Exercise directions: Extract every line of the material below and reproduce it faithfully.

─── Given information ───

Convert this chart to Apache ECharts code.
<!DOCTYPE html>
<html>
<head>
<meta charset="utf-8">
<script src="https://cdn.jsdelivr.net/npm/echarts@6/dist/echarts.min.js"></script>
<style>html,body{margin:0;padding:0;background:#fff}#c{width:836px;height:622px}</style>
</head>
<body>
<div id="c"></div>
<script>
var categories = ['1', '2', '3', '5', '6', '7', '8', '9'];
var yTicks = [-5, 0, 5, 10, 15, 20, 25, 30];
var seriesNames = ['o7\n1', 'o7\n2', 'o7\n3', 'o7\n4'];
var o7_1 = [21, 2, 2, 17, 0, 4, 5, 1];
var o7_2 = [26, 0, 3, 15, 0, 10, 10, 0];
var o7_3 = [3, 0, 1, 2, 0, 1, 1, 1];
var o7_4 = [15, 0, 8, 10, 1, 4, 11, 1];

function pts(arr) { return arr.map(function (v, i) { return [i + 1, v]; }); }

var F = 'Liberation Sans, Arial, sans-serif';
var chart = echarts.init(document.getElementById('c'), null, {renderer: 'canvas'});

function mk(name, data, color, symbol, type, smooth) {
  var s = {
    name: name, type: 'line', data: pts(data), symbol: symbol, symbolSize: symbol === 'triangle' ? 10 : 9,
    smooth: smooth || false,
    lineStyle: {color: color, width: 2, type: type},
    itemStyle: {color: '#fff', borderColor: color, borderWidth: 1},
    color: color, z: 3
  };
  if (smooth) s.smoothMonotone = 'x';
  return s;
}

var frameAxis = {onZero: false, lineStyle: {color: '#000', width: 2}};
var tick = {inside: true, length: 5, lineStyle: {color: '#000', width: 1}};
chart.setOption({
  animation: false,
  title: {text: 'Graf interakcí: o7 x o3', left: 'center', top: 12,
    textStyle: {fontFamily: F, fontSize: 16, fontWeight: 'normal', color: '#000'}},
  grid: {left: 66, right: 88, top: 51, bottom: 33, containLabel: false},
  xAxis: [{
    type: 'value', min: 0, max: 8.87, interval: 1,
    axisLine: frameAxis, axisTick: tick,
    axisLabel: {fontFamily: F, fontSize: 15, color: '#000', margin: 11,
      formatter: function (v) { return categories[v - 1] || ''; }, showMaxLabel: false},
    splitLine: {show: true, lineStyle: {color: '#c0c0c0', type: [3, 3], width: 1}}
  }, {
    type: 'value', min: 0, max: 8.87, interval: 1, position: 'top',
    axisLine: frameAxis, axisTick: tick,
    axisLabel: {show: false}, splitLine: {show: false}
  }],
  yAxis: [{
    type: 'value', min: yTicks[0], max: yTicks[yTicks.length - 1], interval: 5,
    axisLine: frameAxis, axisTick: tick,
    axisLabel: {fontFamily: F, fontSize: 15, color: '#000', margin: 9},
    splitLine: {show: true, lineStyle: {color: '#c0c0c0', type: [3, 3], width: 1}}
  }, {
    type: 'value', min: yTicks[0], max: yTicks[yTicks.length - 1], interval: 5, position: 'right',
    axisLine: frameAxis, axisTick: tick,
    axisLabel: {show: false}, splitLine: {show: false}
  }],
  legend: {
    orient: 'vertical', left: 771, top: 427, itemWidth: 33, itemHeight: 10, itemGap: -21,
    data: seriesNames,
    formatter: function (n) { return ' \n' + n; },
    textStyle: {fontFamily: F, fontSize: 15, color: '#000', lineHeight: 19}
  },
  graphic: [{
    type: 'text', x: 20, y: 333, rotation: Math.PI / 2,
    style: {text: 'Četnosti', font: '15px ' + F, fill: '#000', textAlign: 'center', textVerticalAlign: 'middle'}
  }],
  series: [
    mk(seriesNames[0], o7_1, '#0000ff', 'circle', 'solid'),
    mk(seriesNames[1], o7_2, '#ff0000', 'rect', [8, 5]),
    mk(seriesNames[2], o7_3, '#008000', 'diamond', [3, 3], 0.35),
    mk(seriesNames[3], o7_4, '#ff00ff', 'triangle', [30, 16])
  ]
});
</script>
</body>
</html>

───

Answer to this task:
Convert this chart to Apache ECharts code.
<!DOCTYPE html>
<html>
<head>
<meta charset="utf-8">
<script src="https://cdn.jsdelivr.net/npm/echarts@6/dist/echarts.min.js"></script>
<style>html,body{margin:0;padding:0;background:#fff}#c{width:836px;height:622px}</style>
</head>
<body>
<div id="c"></div>
<script>
var categories = ['1', '2', '3', '5', '6', '7', '8', '9'];
var yTicks = [-5, 0, 5, 10, 15, 20, 25, 30];
var seriesNames = ['o7\n1', 'o7\n2', 'o7\n3', 'o7\n4'];
var o7_1 = [21, 2, 2, 17, 0, 4, 5, 1];
var o7_2 = [26, 0, 3, 15, 0, 10, 10, 0];
var o7_3 = [3, 0, 1, 2, 0, 1, 1, 1];
var o7_4 = [15, 0, 8, 10, 1, 4, 11, 1];

function pts(arr) { return arr.map(function (v, i) { return [i + 1, v]; }); }

var F = 'Liberation Sans, Arial, sans-serif';
var chart = echarts.init(document.getElementById('c'), null, {renderer: 'canvas'});

function mk(name, data, color, symbol, type, smooth) {
  var s = {
    name: name, type: 'line', data: pts(data), symbol: symbol, symbolSize: symbol === 'triangle' ? 10 : 9,
    smooth: smooth || false,
    lineStyle: {color: color, width: 2, type: type},
    itemStyle: {color: '#fff', borderColor: color, borderWidth: 1},
    color: color, z: 3
  };
  if (smooth) s.smoothMonotone = 'x';
  return s;
}

var frameAxis = {onZero: false, lineStyle: {color: '#000', width: 2}};
var tick = {inside: true, length: 5, lineStyle: {color: '#000', width: 1}};
chart.setOption({
  animation: false,
  title: {text: 'Graf interakcí: o7 x o3', left: 'center', top: 12,
    textStyle: {fontFamily: F, fontSize: 16, fontWeight: 'normal', color: '#000'}},
  grid: {left: 66, right: 88, top: 51, bottom: 33, containLabel: false},
  xAxis: [{
    type: 'value', min: 0, max: 8.87, interval: 1,
    axisLine: frameAxis, axisTick: tick,
    axisLabel: {fontFamily: F, fontSize: 15, color: '#000', margin: 11,
      formatter: function (v) { return categories[v - 1] || ''; }, showMaxLabel: false},
    splitLine: {show: true, lineStyle: {color: '#c0c0c0', type: [3, 3], width: 1}}
  }, {
    type: 'value', min: 0, max: 8.87, interval: 1, position: 'top',
    axisLine: frameAxis, axisTick: tick,
    axisLabel: {show: false}, splitLine: {show: false}
  }],
  yAxis: [{
    type: 'value', min: yTicks[0], max: yTicks[yTicks.length - 1], interval: 5,
    axisLine: frameAxis, axisTick: tick,
    axisLabel: {fontFamily: F, fontSize: 15, color: '#000', margin: 9},
    splitLine: {show: true, lineStyle: {color: '#c0c0c0', type: [3, 3], width: 1}}
  }, {
    type: 'value', min: yTicks[0], max: yTicks[yTicks.length - 1], interval: 5, position: 'right',
    axisLine: frameAxis, axisTick: tick,
    axisLabel: {show: false}, splitLine: {show: false}
  }],
  legend: {
    orient: 'vertical', left: 771, top: 427, itemWidth: 33, itemHeight: 10, itemGap: -21,
    data: seriesNames,
    formatter: function (n) { return ' \n' + n; },
    textStyle: {fontFamily: F, fontSize: 15, color: '#000', lineHeight: 19}
  },
  graphic: [{
    type: 'text', x: 20, y: 333, rotation: Math.PI / 2,
    style: {text: 'Četnosti', font: '15px ' + F, fill: '#000', textAlign: 'center', textVerticalAlign: 'middle'}
  }],
  series: [
    mk(seriesNames[0], o7_1, '#0000ff', 'circle', 'solid'),
    mk(seriesNames[1], o7_2, '#ff0000', 'rect', [8, 5]),
    mk(seriesNames[2], o7_3, '#008000', 'diamond', [3, 3], 0.35),
    mk(seriesNames[3], o7_4, '#ff00ff', 'triangle', [30, 16])
  ]
});
</script>
</body>
</html>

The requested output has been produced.